Stop me if I’m namedropping too much, but a real added bonus of the new album for me is that you’ve got Kathryn Williams on a few tracks. What inspired you to work together? She’s brilliant, isn’t she?
Superb! We haven’t been friends for that long to be fair. I met Kath for the first time when we were asked to do this strange gig called the ‘Daughters of Albion’, which is an interesting concept. So I met Kathryn and Eliza Carthy and we were like three witches cackling together, like the youngest of the troupe, and it was great fun. Kath has got a wicked sense of humour — she is just such a cool person. I really wanted to get another female voice on the record, because you can become so male-centred — most session musicians and everyone from the engineers to the producers you work with are male — and Kath seemed perfect. She offered at exactly the right time and what she brought to the record is just incredible. The songs she’s on came alive when she sung on them. They were okay tracks just sounding like me, then she came along and put these amazing vocals on them…and the way her brain works in terms of harmony is really female. She’s got an incredibly female take on melody and it’s not obvious, whereas I will always come up with the obvious. I will always stick to rigid harmony and stuff like that. Kathryn will always dance around the melody and she’ll find these intricate details that just make a song. It was great watching her in the studio, and she was four months pregnant at the time!

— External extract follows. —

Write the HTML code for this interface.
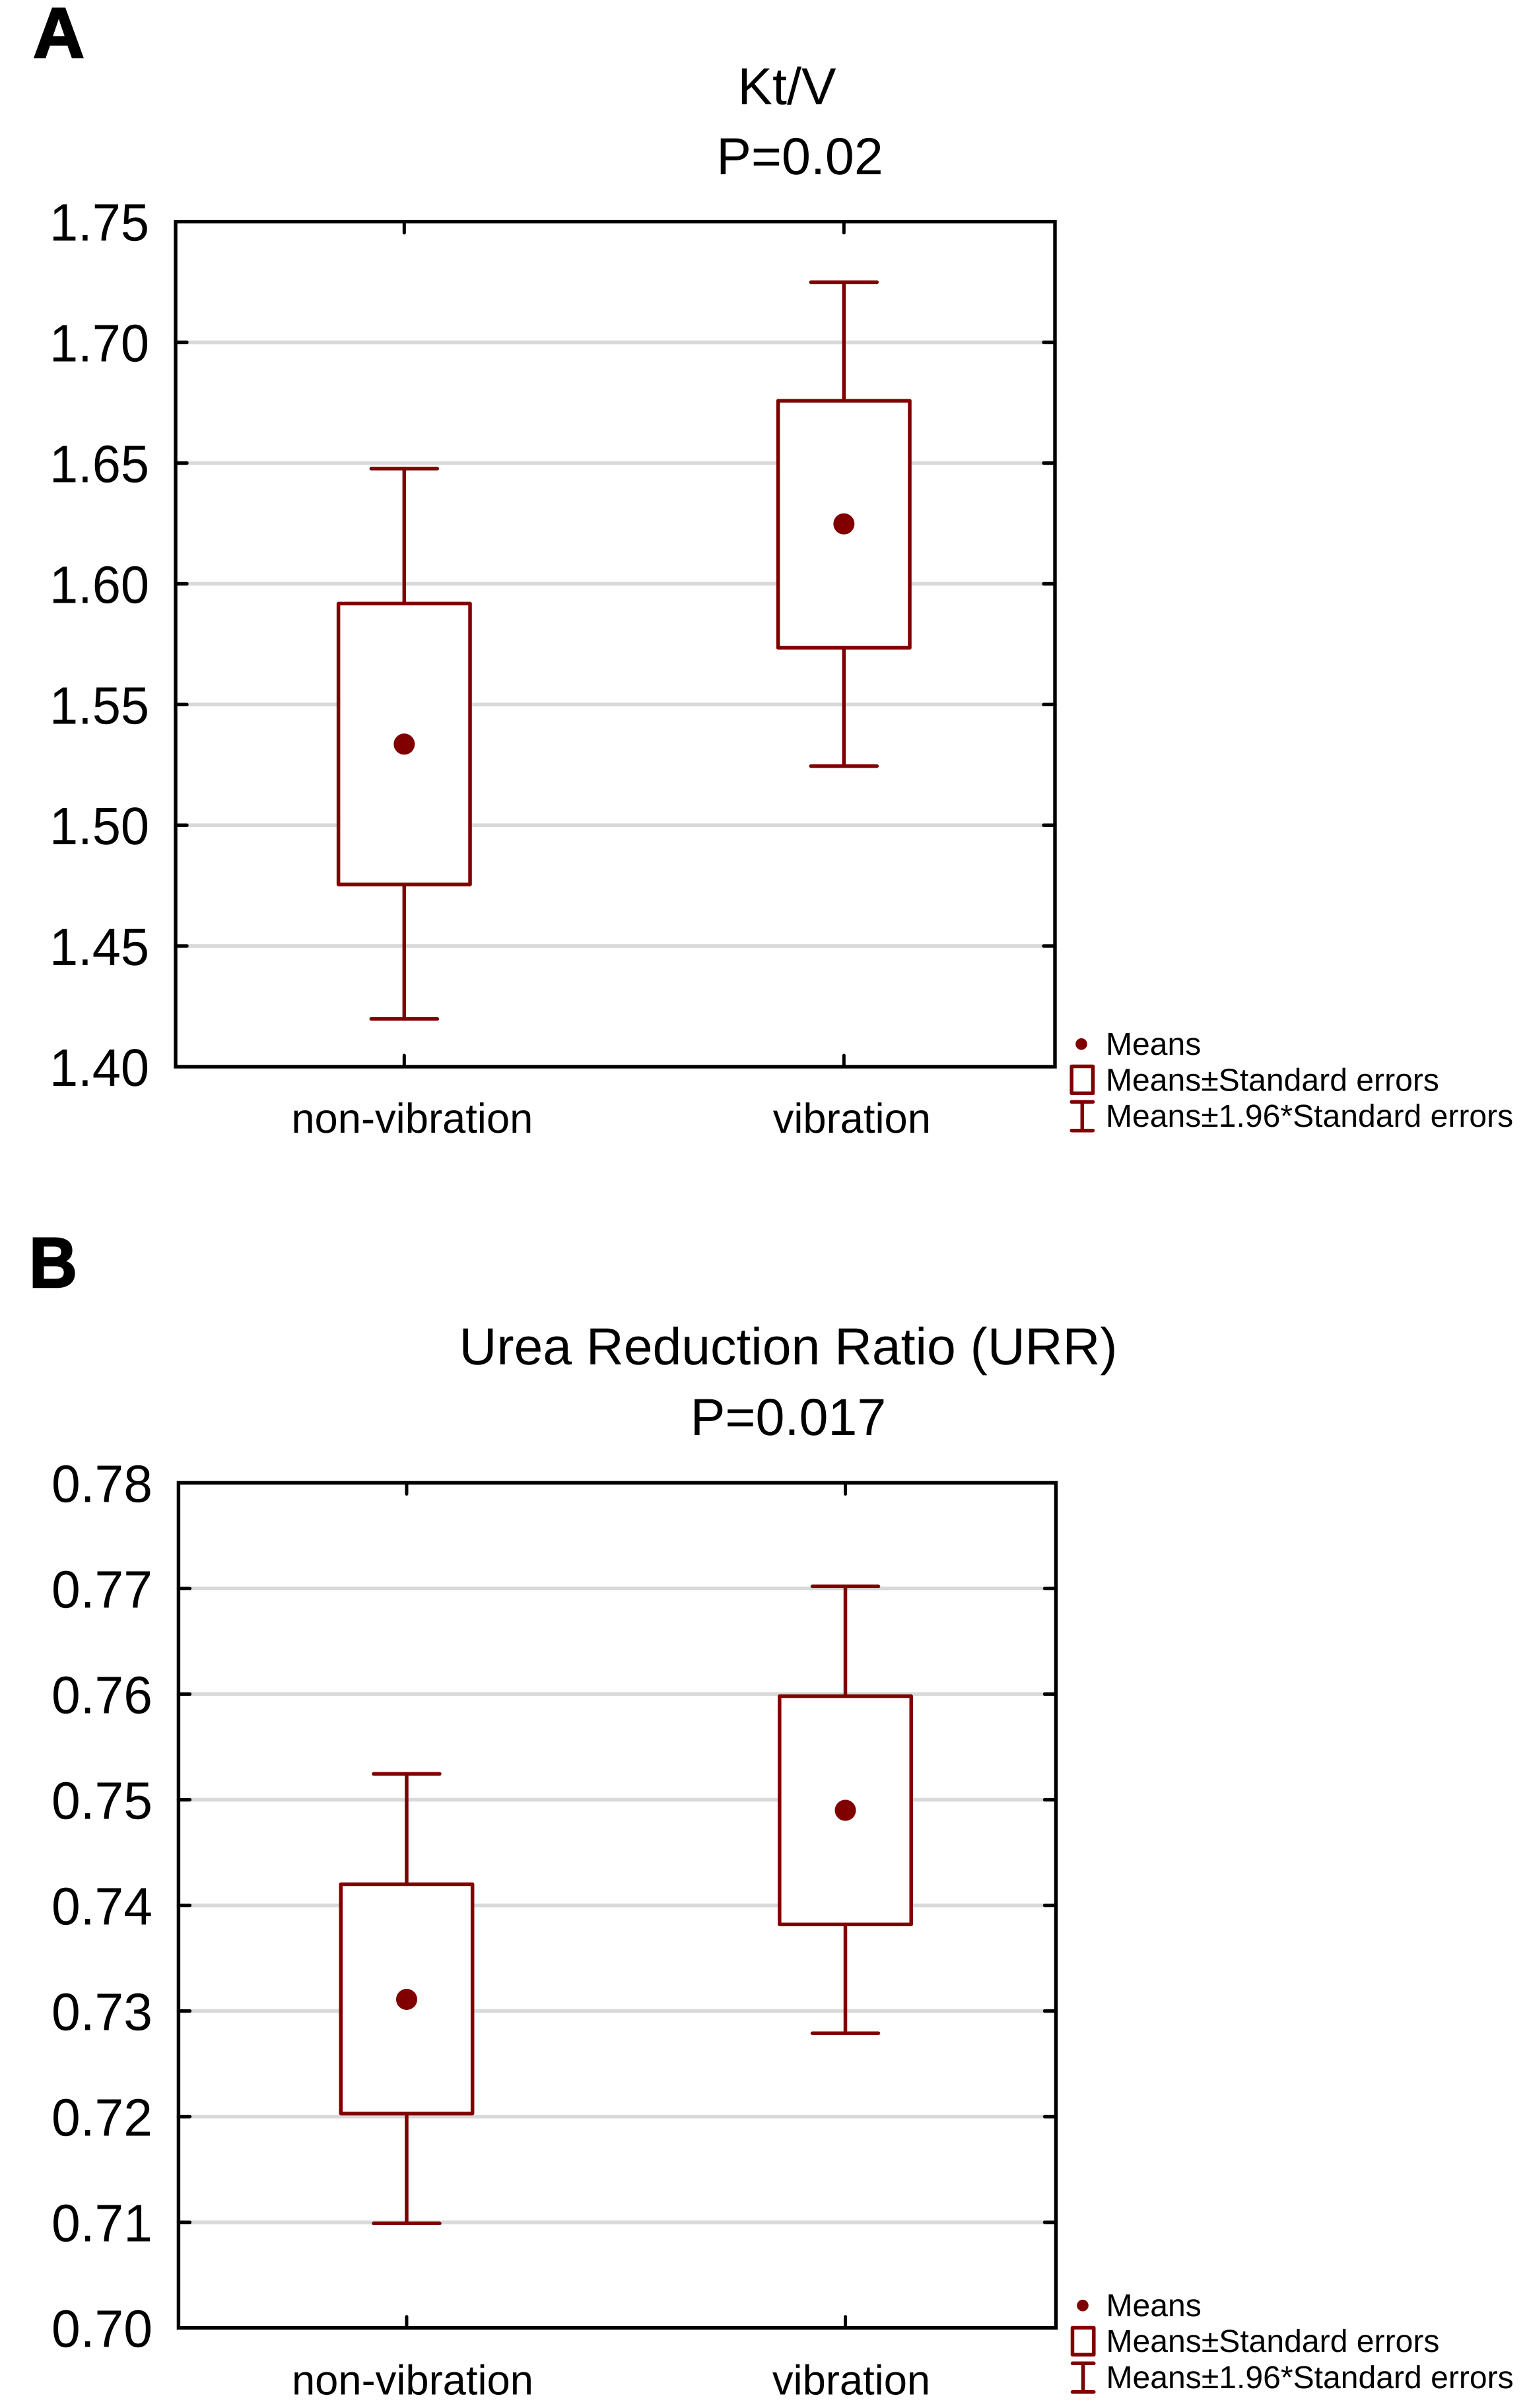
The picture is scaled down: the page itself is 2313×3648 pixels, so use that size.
<!DOCTYPE html>
<html lang="en">
<head>
<meta charset="utf-8">
<title>Kt/V and Urea Reduction Ratio box plots</title>
<style>
  html, body { margin: 0; padding: 0; background: #ffffff; }
  svg { display: block; }
  text { font-family: "Liberation Sans", Arial, sans-serif; fill: #000; text-rendering: geometricPrecision; }
  .letter { font-weight: 700; font-size: 108px; stroke: #000; stroke-width: 2.5px; }
  .title { font-size: 79px; text-anchor: middle; }
  .legend-text { font-size: 48.1px; }
</style>
</head>
<body>
<svg id="figure" xmlns="http://www.w3.org/2000/svg" width="2313" height="3648" viewBox="0 0 2313 3648">
  <rect x="0" y="0" width="2313" height="3648" fill="#ffffff"/>

  <text class="letter" x="50" y="87">A</text>
  <text class="title" x="1192" y="158">Kt/V</text>
  <text class="title" x="1211.5" y="264">P=0.02</text>
  <g id="panel-a"></g>

  <text class="letter" x="44" y="1950" textLength="73" lengthAdjust="spacingAndGlyphs">B</text>
  <text class="title" x="1194" y="2067" textLength="997" lengthAdjust="spacingAndGlyphs">Urea Reduction Ratio (URR)</text>
  <text class="title" x="1194" y="2174">P=0.017</text>
  <g id="panel-b"></g>

  <g>
    <circle cx="1638" cy="1581.7" r="8.8" fill="#800000"/>
    <text class="legend-text" x="1675" y="1598">Means</text>
    <rect x="1623.2" y="1615.5" width="32.3" height="40.7" fill="#fff" stroke="#800000" stroke-width="5.5" stroke-linejoin="round"/>
    <text class="legend-text" x="1675" y="1652.7">Means±Standard errors</text>
    <path d="M1623.2 1669.3H1655.5M1639.3 1669.3V1712.7M1623.2 1712.7H1655.5" fill="none" stroke="#800000" stroke-width="5.5" stroke-linecap="round"/>
    <text class="legend-text" x="1675" y="1707">Means±1.96*Standard errors</text>
  </g>

  <g>
    <circle cx="1640" cy="3492.7" r="8.8" fill="#800000"/>
    <text class="legend-text" x="1675.5" y="3509">Means</text>
    <rect x="1624.5" y="3526.5" width="32.3" height="40.7" fill="#fff" stroke="#800000" stroke-width="5.5" stroke-linejoin="round"/>
    <text class="legend-text" x="1675.5" y="3563.2">Means±Standard errors</text>
    <path d="M1624.5 3580.3H1656.8M1640.6 3580.3V3623.7M1624.5 3623.7H1656.8" fill="none" stroke="#800000" stroke-width="5.5" stroke-linecap="round"/>
    <text class="legend-text" x="1675.5" y="3618">Means±1.96*Standard errors</text>
  </g>
</svg>

<script>
// Shared categories
const categories = ['non-vibration', 'vibration'];

// Panel A: Kt/V
const ktvTickLabels = ['1.40', '1.45', '1.50', '1.55', '1.60', '1.65', '1.70', '1.75'];
const ktvMeans = [1.5336, 1.6248];
const ktvSeLower = [1.4755, 1.5735];
const ktvSeUpper = [1.5918, 1.6758];
const ktvCiLower = [1.4198, 1.5245];
const ktvCiUpper = [1.6477, 1.7249];

// Panel B: Urea Reduction Ratio
const urrTickLabels = ['0.70', '0.71', '0.72', '0.73', '0.74', '0.75', '0.76', '0.77', '0.78'];
const urrMeans = [0.7311, 0.7490];
const urrSeLower = [0.7203, 0.7382];
const urrSeUpper = [0.7420, 0.7598];
const urrCiLower = [0.7099, 0.7279];
const urrCiUpper = [0.75245, 0.7702];

const SVG_NS = 'http://www.w3.org/2000/svg';
const MAROON = '#800000';
const LINE_W = 5.5;

function make(parent, tag, attrs) {
  const el = document.createElementNS(SVG_NS, tag);
  for (const k in attrs) el.setAttribute(k, attrs[k]);
  parent.appendChild(el);
  return el;
}

function drawPanel(parent, frame, tickLabels, means, seLower, seUpper, ciLower, ciUpper) {
  const ticks = tickLabels.map(Number);
  const yMin = ticks[0];
  const yMax = ticks[ticks.length - 1];
  const yScale = function (v) {
    return frame.bottom - (v - yMin) * (frame.bottom - frame.top) / (yMax - yMin);
  };
  const xScale = function (i) {
    return frame.left + (frame.right - frame.left) * (i + 0.52) / categories.length;
  };

  // Gridlines
  ticks.forEach(function (t, i) {
    if (i === 0 || i === ticks.length - 1) return;
    const grid = make(parent, 'line', { x1: frame.left + 17, x2: frame.right - 17, y1: yScale(t), y2: yScale(t), stroke: '#d9d9d9', 'stroke-width': 5.6 });
    
    
  });

  // Series marks
  categories.forEach(function (name, i) {
    const cx = xScale(i);

    const whiskerUp = make(parent, 'line', { x1: cx, x2: cx, y1: yScale(ciUpper[i]), y2: yScale(seUpper[i]), stroke: MAROON, 'stroke-width': LINE_W });
    
    

    const whiskerDown = make(parent, 'line', { x1: cx, x2: cx, y1: yScale(seLower[i]), y2: yScale(ciLower[i]), stroke: MAROON, 'stroke-width': LINE_W });
    
    

    const capUp = make(parent, 'line', { x1: cx - 50, x2: cx + 50, y1: yScale(ciUpper[i]), y2: yScale(ciUpper[i]), stroke: MAROON, 'stroke-width': LINE_W, 'stroke-linecap': 'round' });
    
    

    const capDown = make(parent, 'line', { x1: cx - 50, x2: cx + 50, y1: yScale(ciLower[i]), y2: yScale(ciLower[i]), stroke: MAROON, 'stroke-width': LINE_W, 'stroke-linecap': 'round' });
    
    

    const box = make(parent, 'rect', { x: cx - 99.7, y: yScale(seUpper[i]), width: 199.4, height: yScale(seLower[i]) - yScale(seUpper[i]), fill: '#ffffff', stroke: MAROON, 'stroke-width': LINE_W, 'stroke-linejoin': 'round' });
    
    

    const dot = make(parent, 'circle', { cx: cx, cy: yScale(means[i]), r: 16, fill: MAROON });
    
    

    const tickTop = make(parent, 'line', { x1: cx, x2: cx, y1: frame.top, y2: frame.top + 17, stroke: '#000', 'stroke-width': 5, 'stroke-linecap': 'round' });
    
    

    const tickBottom = make(parent, 'line', { x1: cx, x2: cx, y1: frame.bottom, y2: frame.bottom - 17, stroke: '#000', 'stroke-width': 5, 'stroke-linecap': 'round' });
    
    

    const label = make(parent, 'text', { x: cx + frame.xLabelShift, y: frame.bottom + frame.xLabelGap, 'text-anchor': 'middle', 'font-size': 63.3 });
    
    
    label.textContent = name;
  });

  // Y ticks and labels
  ticks.forEach(function (t, i) {
    const y = yScale(t);
    if (i !== 0 && i !== ticks.length - 1) {
      const tl = make(parent, 'line', { x1: frame.left, x2: frame.left + 17, y1: y, y2: y, stroke: '#000', 'stroke-width': 5.4, 'stroke-linecap': 'round' });
      
      
      const tr = make(parent, 'line', { x1: frame.right - 17, x2: frame.right, y1: y, y2: y, stroke: '#000', 'stroke-width': 5.4, 'stroke-linecap': 'round' });
      
      
    }
    const label = make(parent, 'text', { x: frame.labelX, y: y + 29, 'text-anchor': 'end', 'font-size': 80, textLength: frame.labelW, lengthAdjust: 'spacingAndGlyphs' });
    
    
    label.textContent = tickLabels[i];
  });

  // Plot frame
  const border = make(parent, 'rect', { x: frame.left, y: frame.top, width: frame.right - frame.left, height: frame.bottom - frame.top, fill: 'none', stroke: '#000', 'stroke-width': 5.4 });
  
  
}

drawPanel(document.getElementById('panel-a'),
  { left: 266, right: 1598, top: 335.7, bottom: 1616, labelX: 226, labelW: 151, xLabelGap: 100, xLabelShift: 12 },
  ktvTickLabels, ktvMeans, ktvSeLower, ktvSeUpper, ktvCiLower, ktvCiUpper);

drawPanel(document.getElementById('panel-b'),
  { left: 270.4, right: 1599.5, top: 2246.4, bottom: 3526.7, labelX: 231, labelW: 153, xLabelGap: 101, xLabelShift: 9 },
  urrTickLabels, urrMeans, urrSeLower, urrSeUpper, urrCiLower, urrCiUpper);
</script>
</body>
</html>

Yeah? I saw her play at this year’s ‘Daughters Of Albion’ show at The Barbican and she was eight and a half months gone by that point!
Yeah, I kept getting texts from her going, “ooh I’m really ripe now!” [laughs]

Unbelievably, an interviewer once said to Kathryn that she was the “new Katie Melua”, despite having been around and independently releasing records way before she was ever a twinkle in Mike Batt’s eye. Imagine if Harpo’s Ghost were to be a huge commercial hit and an ill-informed journo were to remark that you were the “new Sandi Thom” – how would you react?
I would probably do exactly the same. I would be fucking furious! It’s just lazy, lazy, lazy journalism. Her response was extremely good and that was one of the first things that made me really like Kathryn...when she mentioned wombles. And didn’t she say she wanted to put her in a dustbin and set fire to her records? I brought that up once and Kath said, “ooh don’t mention that!”...I think she bumped into Katie Melua once and had to run. I think she may look like a little dolly but she’s quite tough. I can take ‘er!

And Sandi Thom?
Both! At the same time!


Harpo's Ghost is out now on Sanctuary Records.